Histoire surréaliste sentant bon l’absurde et le picaresque, Le remarquable et stupéfiant Monsieur Léotard entraîne le lecteur dans une épopée fantastico-onirique hilarante. Semblant avoir été écrit à la petite semaine, ce récit rempli de dérision et de mise en abîme vertigineuses (« Espérons seulement que rien n’adviendra lors de notre prochain épisode », « Nous devrions peut-être passer à un autre livre ? ») cache sous son aspect foutraque une réelle réflexion sur les divertissements populaires, d’antan avec le monde forain, actuel avec les comics et, même de par un sous-entendu malicieux et discret, internet. Le scénariste s’amuse avant tout, mais, ici ou là, il titille aussi gentiment le lecteur. Le tout étant réalisé avec un talent et un humour extraordinaire, ce dernier lui pardonne immédiatement et de bon cœur avec ça.

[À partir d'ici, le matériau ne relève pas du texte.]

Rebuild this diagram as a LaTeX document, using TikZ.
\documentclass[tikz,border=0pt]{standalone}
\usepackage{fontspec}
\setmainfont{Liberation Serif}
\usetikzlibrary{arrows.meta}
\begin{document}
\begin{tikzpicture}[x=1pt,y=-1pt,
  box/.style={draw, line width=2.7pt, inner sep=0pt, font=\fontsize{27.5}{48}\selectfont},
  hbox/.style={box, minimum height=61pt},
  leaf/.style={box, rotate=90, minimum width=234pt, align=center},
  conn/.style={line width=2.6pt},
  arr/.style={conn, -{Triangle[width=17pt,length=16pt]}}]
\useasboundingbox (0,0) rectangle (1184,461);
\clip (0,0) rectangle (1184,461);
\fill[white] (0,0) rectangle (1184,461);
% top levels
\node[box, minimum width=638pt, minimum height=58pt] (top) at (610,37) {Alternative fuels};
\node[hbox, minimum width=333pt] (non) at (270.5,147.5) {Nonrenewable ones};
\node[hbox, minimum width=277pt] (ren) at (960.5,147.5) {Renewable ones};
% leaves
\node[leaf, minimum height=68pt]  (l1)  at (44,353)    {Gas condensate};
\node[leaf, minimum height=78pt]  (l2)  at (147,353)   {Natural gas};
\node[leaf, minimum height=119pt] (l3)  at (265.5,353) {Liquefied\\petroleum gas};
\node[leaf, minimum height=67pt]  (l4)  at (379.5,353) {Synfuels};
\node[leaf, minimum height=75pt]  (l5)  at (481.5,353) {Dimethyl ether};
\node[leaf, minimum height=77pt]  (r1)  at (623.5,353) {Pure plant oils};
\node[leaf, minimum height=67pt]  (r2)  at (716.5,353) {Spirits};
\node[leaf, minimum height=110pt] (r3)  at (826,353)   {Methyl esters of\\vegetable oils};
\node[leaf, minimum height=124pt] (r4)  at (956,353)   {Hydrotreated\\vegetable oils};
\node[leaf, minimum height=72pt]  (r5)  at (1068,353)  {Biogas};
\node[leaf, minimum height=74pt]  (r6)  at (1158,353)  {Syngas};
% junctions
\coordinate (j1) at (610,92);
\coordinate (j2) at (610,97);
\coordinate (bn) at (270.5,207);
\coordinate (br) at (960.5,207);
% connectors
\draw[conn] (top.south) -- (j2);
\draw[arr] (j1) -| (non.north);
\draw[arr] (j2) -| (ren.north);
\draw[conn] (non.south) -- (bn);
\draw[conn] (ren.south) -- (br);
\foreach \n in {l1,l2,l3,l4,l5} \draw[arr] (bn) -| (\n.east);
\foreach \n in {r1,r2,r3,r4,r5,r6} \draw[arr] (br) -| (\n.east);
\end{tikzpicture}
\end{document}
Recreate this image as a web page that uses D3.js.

Pour mettre en images cette fable que n’aurait certainement pas renié le regretté Fred, Eddie Campbell sort le grand jeu. Comme les déambulations improbables de cette compagnie invraisemblable, il déconstruit consciencieusement sa narration dans un florilège graphique continuel. Hors-textes incongrus, changement de styles, explosion de la mise en page, etc., tout y passe et des meilleurs. Cerise sur le gâteau, la maîtrise étant au rendez-vous, l’ensemble reste cohérent et totalement lisible. Que demander de plus ? Des références à gogo à la manière de son ami Alan Moore dans La ligue des Gentlemen extraordinaires évidemment ! Super-héros, littérature et, clin d’œil suprême, « Jacques L’éventreur » en personne, l’ouvrage regorge de renvois piochant autant dans la pop-culture que dans sa grande sœur plus officielle.
Lecture riche, jouissive et toujours inattendue, Le remarquable et stupéfiant Monsieur Léotard cultive l’esprit, charme petits et grands et fait même repousser les cheveux !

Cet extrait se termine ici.